Bir süreden beri ise roller değişmeye başlamıştır. İktidar çevrelerinin diktatörlük, şatafat, soygun ve adaletsizliklerine karşı halk Müslümanlığı, adalet ve dürüstlükle birleşerek harekete geçmişe benziyor…
Dinin toplumdaki yerini kabul etmek, laik bir yönetim sistemine aykırı değildir. Kurtuluş Savaşı yönetimi de laikti.

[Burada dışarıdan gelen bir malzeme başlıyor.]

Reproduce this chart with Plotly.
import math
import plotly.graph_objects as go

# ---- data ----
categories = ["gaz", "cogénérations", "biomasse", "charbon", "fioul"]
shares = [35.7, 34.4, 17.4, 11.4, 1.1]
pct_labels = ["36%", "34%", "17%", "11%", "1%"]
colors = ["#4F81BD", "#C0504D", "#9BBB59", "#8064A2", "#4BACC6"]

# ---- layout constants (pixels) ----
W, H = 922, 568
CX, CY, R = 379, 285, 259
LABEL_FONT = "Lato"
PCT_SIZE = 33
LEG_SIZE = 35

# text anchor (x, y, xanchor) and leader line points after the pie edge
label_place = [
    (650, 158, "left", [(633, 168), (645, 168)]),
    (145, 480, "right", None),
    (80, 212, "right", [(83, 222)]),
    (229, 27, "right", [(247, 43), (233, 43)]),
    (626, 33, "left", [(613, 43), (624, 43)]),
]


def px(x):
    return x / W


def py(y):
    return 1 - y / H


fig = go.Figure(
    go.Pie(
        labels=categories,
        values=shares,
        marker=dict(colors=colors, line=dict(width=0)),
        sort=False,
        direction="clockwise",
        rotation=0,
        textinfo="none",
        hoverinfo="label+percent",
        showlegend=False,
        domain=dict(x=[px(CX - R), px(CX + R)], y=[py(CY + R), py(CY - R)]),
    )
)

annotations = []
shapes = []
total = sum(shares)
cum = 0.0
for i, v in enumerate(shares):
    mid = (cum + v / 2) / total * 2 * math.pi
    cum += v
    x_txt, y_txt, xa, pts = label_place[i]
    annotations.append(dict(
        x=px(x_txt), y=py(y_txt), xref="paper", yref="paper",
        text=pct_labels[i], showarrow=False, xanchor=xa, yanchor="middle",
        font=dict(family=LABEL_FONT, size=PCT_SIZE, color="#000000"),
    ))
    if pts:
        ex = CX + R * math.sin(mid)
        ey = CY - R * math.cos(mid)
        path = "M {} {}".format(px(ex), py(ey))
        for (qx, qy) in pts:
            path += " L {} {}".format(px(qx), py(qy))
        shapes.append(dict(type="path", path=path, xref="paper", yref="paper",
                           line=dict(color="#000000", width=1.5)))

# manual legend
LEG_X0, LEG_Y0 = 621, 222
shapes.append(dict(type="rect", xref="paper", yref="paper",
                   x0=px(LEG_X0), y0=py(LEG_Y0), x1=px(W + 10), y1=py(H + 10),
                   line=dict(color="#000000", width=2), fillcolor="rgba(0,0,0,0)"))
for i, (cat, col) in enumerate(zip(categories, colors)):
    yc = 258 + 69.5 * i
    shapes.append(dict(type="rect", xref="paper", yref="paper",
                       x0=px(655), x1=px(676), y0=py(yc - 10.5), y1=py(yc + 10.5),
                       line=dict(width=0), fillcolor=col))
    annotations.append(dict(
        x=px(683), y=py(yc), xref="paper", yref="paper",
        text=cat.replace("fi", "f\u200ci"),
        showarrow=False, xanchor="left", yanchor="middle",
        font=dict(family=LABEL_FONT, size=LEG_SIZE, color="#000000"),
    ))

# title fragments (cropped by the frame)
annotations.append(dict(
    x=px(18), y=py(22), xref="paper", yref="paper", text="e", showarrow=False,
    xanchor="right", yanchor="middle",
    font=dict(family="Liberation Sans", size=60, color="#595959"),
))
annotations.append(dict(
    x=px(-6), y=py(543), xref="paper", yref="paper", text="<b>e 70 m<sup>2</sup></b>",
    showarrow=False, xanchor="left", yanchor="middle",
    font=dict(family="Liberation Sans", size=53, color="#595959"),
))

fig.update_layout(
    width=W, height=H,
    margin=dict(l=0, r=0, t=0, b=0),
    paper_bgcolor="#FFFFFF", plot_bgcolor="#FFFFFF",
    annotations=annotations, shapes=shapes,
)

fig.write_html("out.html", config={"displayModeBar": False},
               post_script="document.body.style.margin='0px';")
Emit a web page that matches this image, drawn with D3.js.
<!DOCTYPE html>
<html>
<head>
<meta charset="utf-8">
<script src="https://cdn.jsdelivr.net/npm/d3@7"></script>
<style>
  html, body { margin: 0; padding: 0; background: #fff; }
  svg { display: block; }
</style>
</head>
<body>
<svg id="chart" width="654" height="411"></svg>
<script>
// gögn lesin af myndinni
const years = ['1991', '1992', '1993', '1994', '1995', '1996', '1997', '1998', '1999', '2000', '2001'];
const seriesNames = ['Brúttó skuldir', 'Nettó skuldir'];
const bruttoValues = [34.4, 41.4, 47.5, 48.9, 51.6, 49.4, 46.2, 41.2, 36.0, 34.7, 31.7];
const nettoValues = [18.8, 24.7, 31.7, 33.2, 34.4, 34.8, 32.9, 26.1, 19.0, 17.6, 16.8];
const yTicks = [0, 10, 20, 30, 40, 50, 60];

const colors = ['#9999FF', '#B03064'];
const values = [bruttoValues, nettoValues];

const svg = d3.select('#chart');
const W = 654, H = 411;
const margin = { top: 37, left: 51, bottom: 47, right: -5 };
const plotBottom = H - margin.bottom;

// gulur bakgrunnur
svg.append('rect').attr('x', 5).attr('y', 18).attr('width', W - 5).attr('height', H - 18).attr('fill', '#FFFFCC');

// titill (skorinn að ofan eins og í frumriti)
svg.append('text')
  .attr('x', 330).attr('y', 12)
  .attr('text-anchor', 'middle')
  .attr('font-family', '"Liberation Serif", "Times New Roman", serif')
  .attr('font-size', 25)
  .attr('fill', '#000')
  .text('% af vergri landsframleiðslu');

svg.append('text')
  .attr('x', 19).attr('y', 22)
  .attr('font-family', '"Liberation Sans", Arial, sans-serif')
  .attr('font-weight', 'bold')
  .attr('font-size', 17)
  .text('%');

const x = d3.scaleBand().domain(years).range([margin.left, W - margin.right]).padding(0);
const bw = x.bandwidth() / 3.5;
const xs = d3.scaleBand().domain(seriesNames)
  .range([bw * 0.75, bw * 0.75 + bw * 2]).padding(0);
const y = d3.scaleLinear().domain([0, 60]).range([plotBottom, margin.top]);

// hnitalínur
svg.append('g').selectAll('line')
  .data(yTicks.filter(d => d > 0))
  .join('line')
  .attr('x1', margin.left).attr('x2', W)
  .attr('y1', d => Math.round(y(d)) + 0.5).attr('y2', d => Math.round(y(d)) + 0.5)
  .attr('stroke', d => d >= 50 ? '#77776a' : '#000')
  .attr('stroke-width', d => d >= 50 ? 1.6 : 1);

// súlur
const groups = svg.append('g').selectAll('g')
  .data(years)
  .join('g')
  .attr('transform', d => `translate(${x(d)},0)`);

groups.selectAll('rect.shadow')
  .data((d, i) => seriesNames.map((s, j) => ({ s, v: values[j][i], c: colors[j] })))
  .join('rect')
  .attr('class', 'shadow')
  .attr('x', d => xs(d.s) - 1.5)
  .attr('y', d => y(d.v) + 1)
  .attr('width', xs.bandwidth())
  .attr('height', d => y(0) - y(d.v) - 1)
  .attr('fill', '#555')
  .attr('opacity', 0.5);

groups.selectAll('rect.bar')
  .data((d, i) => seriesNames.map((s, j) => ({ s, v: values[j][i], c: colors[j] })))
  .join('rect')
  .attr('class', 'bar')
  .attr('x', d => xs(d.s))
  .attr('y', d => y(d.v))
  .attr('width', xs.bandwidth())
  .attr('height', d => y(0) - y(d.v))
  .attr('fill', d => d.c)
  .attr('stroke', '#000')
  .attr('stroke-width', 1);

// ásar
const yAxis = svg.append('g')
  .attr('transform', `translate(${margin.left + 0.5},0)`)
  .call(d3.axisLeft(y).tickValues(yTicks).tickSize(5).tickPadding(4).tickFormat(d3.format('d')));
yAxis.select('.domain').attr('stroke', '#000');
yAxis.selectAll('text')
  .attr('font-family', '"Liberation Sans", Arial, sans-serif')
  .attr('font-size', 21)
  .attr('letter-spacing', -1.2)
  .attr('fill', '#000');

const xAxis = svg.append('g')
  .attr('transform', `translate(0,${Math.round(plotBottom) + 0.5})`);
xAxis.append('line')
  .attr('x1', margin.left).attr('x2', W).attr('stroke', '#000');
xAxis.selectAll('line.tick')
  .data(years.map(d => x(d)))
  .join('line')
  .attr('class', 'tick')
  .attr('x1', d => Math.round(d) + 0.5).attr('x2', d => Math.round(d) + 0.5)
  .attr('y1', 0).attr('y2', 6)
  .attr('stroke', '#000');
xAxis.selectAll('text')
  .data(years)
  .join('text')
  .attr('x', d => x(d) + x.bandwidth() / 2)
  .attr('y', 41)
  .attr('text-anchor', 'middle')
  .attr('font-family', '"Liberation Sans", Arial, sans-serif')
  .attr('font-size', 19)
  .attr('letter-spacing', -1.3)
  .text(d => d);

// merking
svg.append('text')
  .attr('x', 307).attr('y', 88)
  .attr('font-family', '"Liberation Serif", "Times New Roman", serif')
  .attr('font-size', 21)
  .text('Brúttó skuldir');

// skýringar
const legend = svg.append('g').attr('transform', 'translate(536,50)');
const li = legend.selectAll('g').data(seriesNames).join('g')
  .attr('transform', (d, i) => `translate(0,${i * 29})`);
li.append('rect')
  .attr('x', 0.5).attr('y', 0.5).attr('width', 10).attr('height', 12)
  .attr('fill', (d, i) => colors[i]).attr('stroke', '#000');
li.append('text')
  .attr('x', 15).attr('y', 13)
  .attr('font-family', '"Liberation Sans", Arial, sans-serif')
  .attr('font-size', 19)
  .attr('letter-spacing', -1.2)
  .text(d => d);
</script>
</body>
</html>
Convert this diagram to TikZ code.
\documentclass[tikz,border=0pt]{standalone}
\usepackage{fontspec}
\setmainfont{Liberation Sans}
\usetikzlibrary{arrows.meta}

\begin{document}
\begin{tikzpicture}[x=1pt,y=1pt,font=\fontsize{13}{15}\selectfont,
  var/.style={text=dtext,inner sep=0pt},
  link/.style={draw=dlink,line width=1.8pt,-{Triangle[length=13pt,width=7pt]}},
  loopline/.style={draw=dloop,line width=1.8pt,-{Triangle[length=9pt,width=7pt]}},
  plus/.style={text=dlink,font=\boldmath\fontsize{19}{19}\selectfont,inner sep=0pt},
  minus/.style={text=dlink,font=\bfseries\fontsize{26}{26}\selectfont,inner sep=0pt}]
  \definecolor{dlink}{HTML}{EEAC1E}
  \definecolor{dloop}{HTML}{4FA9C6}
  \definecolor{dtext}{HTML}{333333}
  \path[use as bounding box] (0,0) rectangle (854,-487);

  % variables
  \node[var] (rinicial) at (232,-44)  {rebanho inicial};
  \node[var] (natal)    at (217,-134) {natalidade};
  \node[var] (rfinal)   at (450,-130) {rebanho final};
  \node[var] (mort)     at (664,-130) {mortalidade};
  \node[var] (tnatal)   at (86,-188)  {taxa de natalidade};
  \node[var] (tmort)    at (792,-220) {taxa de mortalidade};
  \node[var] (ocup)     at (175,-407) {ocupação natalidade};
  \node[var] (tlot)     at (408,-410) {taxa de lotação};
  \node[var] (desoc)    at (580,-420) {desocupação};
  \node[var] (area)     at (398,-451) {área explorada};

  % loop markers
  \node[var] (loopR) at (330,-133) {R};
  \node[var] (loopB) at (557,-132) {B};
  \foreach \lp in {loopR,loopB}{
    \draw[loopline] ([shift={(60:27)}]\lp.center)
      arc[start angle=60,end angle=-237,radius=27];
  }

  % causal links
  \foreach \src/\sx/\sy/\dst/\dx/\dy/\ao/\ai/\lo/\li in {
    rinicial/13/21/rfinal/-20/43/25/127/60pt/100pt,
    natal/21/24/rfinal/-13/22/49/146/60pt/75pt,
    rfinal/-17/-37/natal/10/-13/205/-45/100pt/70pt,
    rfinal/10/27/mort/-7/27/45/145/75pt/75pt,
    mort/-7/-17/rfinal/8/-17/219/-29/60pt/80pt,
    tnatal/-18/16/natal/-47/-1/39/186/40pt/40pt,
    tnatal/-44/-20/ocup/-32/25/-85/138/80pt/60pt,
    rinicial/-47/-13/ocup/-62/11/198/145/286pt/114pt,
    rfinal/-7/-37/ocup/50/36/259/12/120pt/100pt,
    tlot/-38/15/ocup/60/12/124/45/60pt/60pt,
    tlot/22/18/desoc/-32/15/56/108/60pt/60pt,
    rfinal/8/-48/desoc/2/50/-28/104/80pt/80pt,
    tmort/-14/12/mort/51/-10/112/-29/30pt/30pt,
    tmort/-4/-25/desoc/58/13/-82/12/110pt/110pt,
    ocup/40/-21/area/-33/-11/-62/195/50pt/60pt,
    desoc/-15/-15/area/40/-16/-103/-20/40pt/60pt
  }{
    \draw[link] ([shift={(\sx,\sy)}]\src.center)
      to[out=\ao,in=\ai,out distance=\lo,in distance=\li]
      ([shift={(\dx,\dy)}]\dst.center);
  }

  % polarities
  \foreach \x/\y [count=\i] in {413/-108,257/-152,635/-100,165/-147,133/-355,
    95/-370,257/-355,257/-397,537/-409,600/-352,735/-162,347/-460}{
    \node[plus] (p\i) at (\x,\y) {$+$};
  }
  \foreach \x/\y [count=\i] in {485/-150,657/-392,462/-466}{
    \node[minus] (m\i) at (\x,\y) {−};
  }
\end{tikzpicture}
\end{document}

Tekrarlanan İstanbul Belediye Başkanlığı seçimleri, halkçılar için fabrika ayarlarına dönüşün de bir işaret gibi… Kamunun mallarını gasp edip eşe dosta dağıtanlar, bu soygun ve zulüm rejimini yönetenler, buna karşılık her türlü yalan dolan ve tertibe başvuranlar, sağda solda siyasetçi ve gazeteci dövdürüp saldırganları serbest bırakanlar, halkın gözünde artık İslamiyet’i temsil edemeyecekleri gibi, bu kavramın dışına atılacaklar.